Weil "Entdecke die Mandy in dir" nicht nur eine Erfolgs-, sondern auch eine Liebesgeschichte ist, gibt es noch Leo, Mandys früheren Freund. Er hat ihr damals sogar einen Antrag gemacht, aber dann hat sie Panik bekommen und ist abgehauen. Steve Windolf verkörpert den Mechaniker mit dem Kuschelblick fast ein bisschen zu knuffig für ein Leben in der Platte(gedreht wurde in Gropiusstadt, aber der Schauplatz könnte auch Marzahn oder Neukölln sein). Da sein Berliner Dialekt außerdem etwas unecht klingt, wirken Leos Kumpel Dennis (Eko Fresh spielte schon in Linhofs Neo-Serie "Blockbustaz" mit) und Mandys ehemalige beste Freundin Jolene (Carol Schuler) deutlich authentischer.  Das Quartett war einst unzertrennlich, und da man früh ahnt, wer Jolenes neunjährige Tochter Jenny gezeugt hat, ist vor dem Beginn des letzten Akts alles am Ende: Mit einem letzten Trumpf zerschmettert Agnes sämtliche Hoffnungen Mias, sich doch noch irgendwie in die Fashion-Show zu mogeln; und das Beziehungsfeuer zwischen ihr und Leo, kaum neu entfacht, scheint schon wieder erloschen. Mindestens so viel Spaß wie die ohnehin stets sehenswerte Anna Fischer machen die Mädels an Mias Seite, Jolenes ältere Tochter Cheyenne und ihre Freundin Rehana (allein die Auswahl der diversen Namen wird den Autorinnen eine besondere Freude gemacht haben). Die beiden geben auf YouTube Styling- und Fashiontipps ("Titten raus") und sind derart liebevoll gezeichnete Parodien prolliger Teenagermädchen, dass die Szenen mit ihnen zu den schönsten des Films gehören, zumal Cosima Henman und Sulaika Lindemann das fabelhaft spielen; Cosima, Tochter des Regisseurs Granz Henman, gehört zum Ensemble der RTL-Serie "Der Lehrer" und spielt dort eine ähnliche Rolle ähnlich gut. Gerade an Cheyenne und Rehana zeigt sich die Haltung des Films: Die Mädchen sind zwar immer wieder unfreiwillig komisch, aber keine Witzfiguren, weil die jungen Schauspielerinnen sie mit großem Ernst verkörpern; und natürlich haben die Mädels und ihre "Getto-Power" großen Anteil an Mandys Rettung. Mit Ausnahme der als "blonde Giraffe" geschmähten bösen Agnes offenbaren auch die sonstigen Figuren andere Seiten. Selbst die ständig meckernde Oma hat in Wahrheit ein gutes Herz.

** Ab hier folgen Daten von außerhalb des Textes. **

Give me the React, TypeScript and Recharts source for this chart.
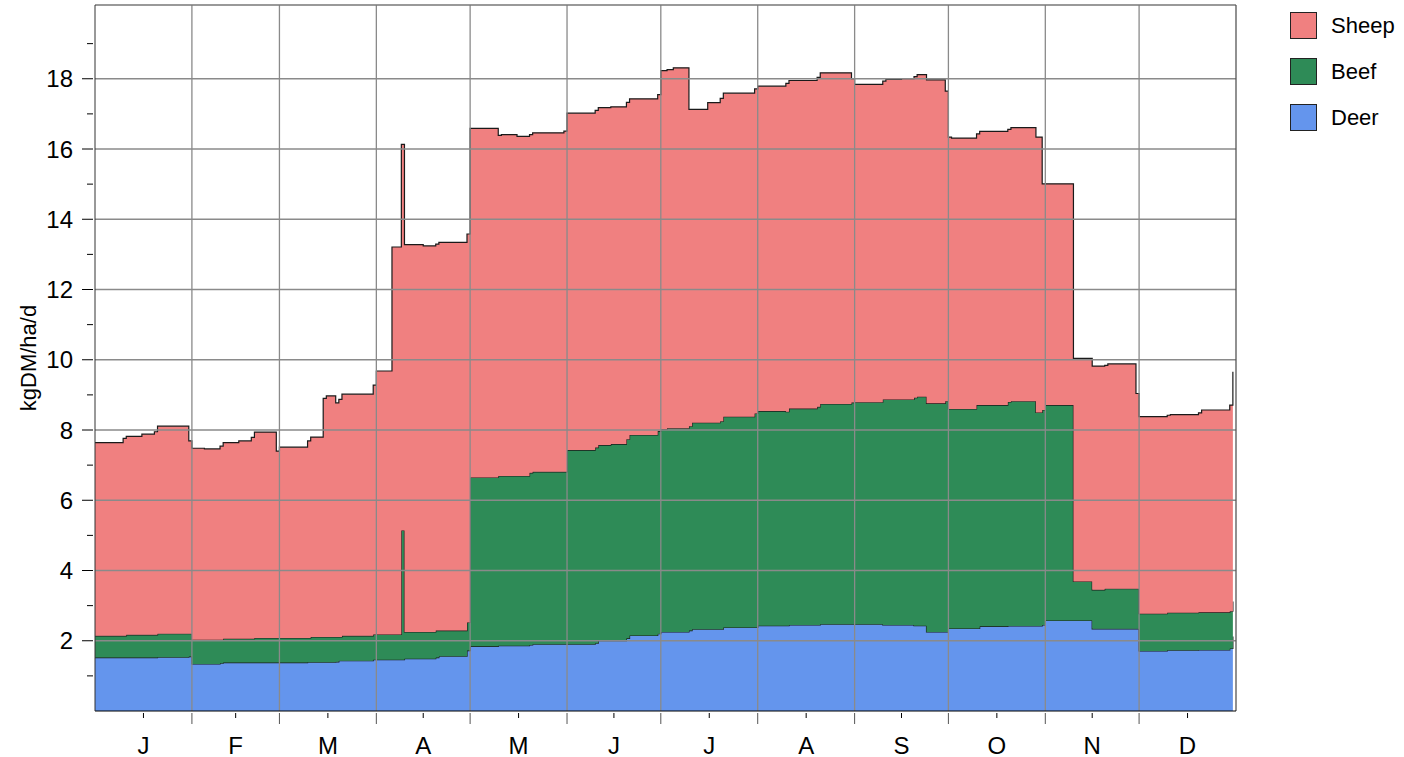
import { AreaChart, Area, XAxis, YAxis, ReferenceLine } from 'recharts'

// month boundaries (day of year) and the single-letter labels
const monthNames = ['J', 'F', 'M', 'A', 'M', 'J', 'J', 'A', 'S', 'O', 'N', 'D']
const monthStarts = [0, 31, 59, 90, 120, 151, 181, 212, 243, 273, 304, 334, 365]
const yLabelTicks = [2, 4, 6, 8, 10, 12, 14, 16, 18]
const yMinorTicks = [1, 3, 5, 7, 9, 11, 13, 15, 17, 19]
const Y_MAX = 20.1

// stacked top of each layer as [day, kgDM/ha/d]
const sheepLine: [number, number][] = [
  [0, 7.64], [9, 7.76], [10, 7.82], [15, 7.88], [19, 7.95], [20, 8.11], [30, 7.69], [31, 7.48],
  [35, 7.46], [40, 7.54], [41, 7.64], [46, 7.69], [50, 7.79], [51, 7.94], [58, 7.4], [59, 7.51],
  [68, 7.69], [69, 7.8], [73, 8.9], [74, 8.97], [77, 8.77], [78, 8.87], [79, 9.02], [89, 9.28],
  [90, 9.68], [95, 13.21], [98, 16.13], [99, 13.28], [105, 13.24], [109, 13.29], [110, 13.34],
  [119, 13.58], [120, 16.59], [129, 16.39], [130, 16.41], [135, 16.36], [139, 16.41], [140, 16.46],
  [150, 16.51], [151, 17.02], [160, 17.1], [161, 17.18], [165, 17.2], [170, 17.33], [171, 17.43],
  [180, 17.55], [181, 18.23], [183, 18.26], [185, 18.31], [190, 17.13], [196, 17.32], [200, 17.44],
  [201, 17.59], [211, 17.71], [212, 17.79], [221, 17.87], [222, 17.95], [231, 18.04], [232, 18.17],
  [242, 18.0], [243, 17.84], [252, 17.93], [253, 17.98], [258, 18.0], [262, 18.06], [263, 18.12],
  [266, 17.97], [272, 17.65], [273, 16.34], [274, 16.31], [282, 16.43], [283, 16.5], [292, 16.56],
  [293, 16.61], [301, 16.34], [303, 15.01], [313, 10.04], [319, 9.82], [323, 9.84], [324, 9.88],
  [333, 9.04], [334, 8.38], [343, 8.42], [344, 8.44], [353, 8.49], [354, 8.57], [363, 8.71], [364, 9.66],
]

const beefLine: [number, number][] = [
  [0, 2.14], [10, 2.17], [20, 2.2], [31, 2.03], [41, 2.06], [51, 2.08], [69, 2.11], [79, 2.14],
  [89, 2.18], [98, 5.14], [99, 2.25], [109, 2.29], [119, 2.52], [120, 6.65], [129, 6.69], [139, 6.78],
  [140, 6.81], [151, 7.43], [160, 7.5], [161, 7.57], [165, 7.6], [170, 7.74], [171, 7.86], [180, 7.97],
  [181, 8.02], [183, 8.05], [190, 8.11], [191, 8.21], [200, 8.25], [201, 8.38], [211, 8.47], [212, 8.54],
  [221, 8.52], [222, 8.61], [231, 8.66], [232, 8.74], [242, 8.78], [243, 8.79], [252, 8.87], [262, 8.92],
  [263, 8.95], [266, 8.76], [272, 8.82], [273, 8.6], [282, 8.71], [292, 8.8], [293, 8.82], [301, 8.5],
  [303, 8.57], [304, 8.71], [313, 3.69], [319, 3.45], [323, 3.48], [334, 2.77], [343, 2.8], [353, 2.81],
  [363, 2.84], [364, 3.12],
]

const deerLine: [number, number][] = [
  [0, 1.52], [20, 1.53], [30, 1.55], [31, 1.34], [40, 1.36], [41, 1.38], [68, 1.39], [77, 1.4],
  [78, 1.43], [89, 1.46], [99, 1.49], [109, 1.52], [110, 1.56], [119, 1.72], [120, 1.84], [129, 1.86],
  [139, 1.88], [140, 1.9], [160, 1.93], [161, 2.0], [170, 2.07], [171, 2.15], [180, 2.2], [181, 2.25],
  [190, 2.29], [191, 2.33], [201, 2.38], [212, 2.43], [222, 2.45], [232, 2.47], [252, 2.45], [262, 2.43],
  [266, 2.25], [273, 2.35], [283, 2.41], [292, 2.42], [303, 2.45], [304, 2.58], [319, 2.34], [334, 1.71],
  [343, 1.73], [353, 1.74], [363, 1.78], [364, 2.12],
]

const FONT = '"Liberation Sans", Arial, sans-serif'

const legendItems = [
  { name: 'Sheep', color: '#F08080' },
  { name: 'Beef', color: '#2E8B57' },
  { name: 'Deer', color: '#6495ED' },
]

function valueAt(line: [number, number][], day: number) {
  let v = line[0][1]
  for (const [d, val] of line) {
    if (d <= day) v = val
    else break
  }
  return v
}

const days = Array.from(new Set([...sheepLine, ...beefLine, ...deerLine].map(p => p[0]))).sort((a, b) => a - b)

const data = days.map(day => {
  const deer = valueAt(deerLine, day)
  const beef = valueAt(beefLine, day)
  const sheep = valueAt(sheepLine, day)
  return { day, deer, beef: +(beef - deer).toFixed(3), sheep: +(sheep - beef).toFixed(3) }
})

const monthMids = monthNames.map((_, i) => (monthStarts[i] + monthStarts[i + 1]) / 2)
const monthEdges = monthStarts.slice(1, -1)

function MonthTick({ x, y, payload }: any) {
  const i = monthMids.indexOf(payload.value)
  if (i >= 0) {
    return (
      <g>
        <line x1={x} x2={x} y1={y} y2={y + 5} stroke="#000" />
        <text x={x} y={y + 32} textAnchor="middle" dominantBaseline="central" fontSize={24} fontFamily={FONT} fill="#000">
          {monthNames[i]}
        </text>
      </g>
    )
  }
  return <line x1={x} x2={x} y1={y} y2={y + 11} stroke="#555" />
}

function ValueTick({ x, y, payload }: any) {
  const v = payload.value
  if (v % 2 === 0) {
    return (
      <g>
        <line x1={x - 11} x2={x} y1={y} y2={y} stroke="#000" />
        <text x={x - 20} y={y} textAnchor="end" dominantBaseline="central" fontSize={24} fontFamily={FONT} fill="#000">
          {v}
        </text>
      </g>
    )
  }
  return <line x1={x - 6} x2={x} y1={y} y2={y} stroke="#000" />
}

export default function App() {
  return (
    <div style={{ position: 'absolute', left: 0, top: 0, width: 1404, height: 757, background: '#fff' }}>
      <AreaChart width={1404} height={757} data={data} margin={{ top: 5, right: 168, bottom: 0, left: 0 }}>
        <XAxis
          dataKey="day"
          type="number"
          domain={[0, 365]}
          ticks={[...monthEdges, ...monthMids].sort((a, b) => a - b)}
          interval={0}
          tick={<MonthTick />}
          tickLine={false}
          tickSize={0}
          height={46}
          axisLine={{ stroke: '#000' }}
          allowDataOverflow
        />
        <YAxis
          type="number"
          domain={[0, Y_MAX]}
          ticks={[...yMinorTicks, ...yLabelTicks].sort((a, b) => a - b)}
          interval={0}
          tick={<ValueTick />}
          tickLine={false}
          tickSize={0}
          width={95}
          axisLine={{ stroke: '#333' }}
          allowDataOverflow
          label={{
            value: 'kgDM/ha/d',
            angle: -90,
            position: 'insideLeft',
            offset: 28,
            style: { textAnchor: 'middle', fontSize: 22, fontFamily: FONT, fill: '#000' },
          }}
        />
        <Area type="stepAfter" dataKey="deer" stackId="a" fill="#6495ED" fillOpacity={1} stroke="#1a1a1a" strokeWidth={1.2} isAnimationActive={false} />
        <Area type="stepAfter" dataKey="beef" stackId="a" fill="#2E8B57" fillOpacity={1} stroke="#1a1a1a" strokeWidth={1.2} isAnimationActive={false} />
        <Area type="stepAfter" dataKey="sheep" stackId="a" fill="#F08080" fillOpacity={1} stroke="#1a1a1a" strokeWidth={1.2} isAnimationActive={false} />
        {yLabelTicks.map(v => (
          <ReferenceLine key={'h' + v} y={v} stroke="#8a8a8a" strokeWidth={1.3} />
        ))}
        {monthEdges.map(d => (
          <ReferenceLine key={'v' + d} x={d} stroke="#8a8a8a" strokeWidth={1.3} />
        ))}
        <ReferenceLine y={Y_MAX} stroke="#777" strokeWidth={1.3} />
        <ReferenceLine x={365} stroke="#555" strokeWidth={1.3} />
      </AreaChart>
      <div style={{ position: 'absolute', left: 1290, top: 12, fontFamily: FONT, fontSize: 22 }}>
        {legendItems.map(item => (
          <div key={item.name} style={{ display: 'flex', alignItems: 'center', height: 27, marginBottom: 19 }}>
            <div style={{ width: 25, height: 25, background: item.color, border: '1px solid #222' }} />
            <span style={{ marginLeft: 14 }}>{item.name}</span>
          </div>
        ))}
      </div>
    </div>
  )
}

Zu den vielen schönen Drehbuchideen gehört unter anderem eine unnötige Rettungstat, als Leo seine Ex-Freundin nach ihrer Rückkehr vorm vermeintlichen Sprung vom Dach des Wohnblocks bewahrt. Die Szene wird sich gegen Ende wiederholen, nun aber mit anderer Rollenverteilung, und ist ein gutes Beispiel dafür, wie dieser äußerst vergnügliche Gute-Laune-Film funktioniert: Es gibt viele Gags, die ihre Wirkung auf Anhieb entfalten; aber einige arbeiten auch mit Langzeiteffekt.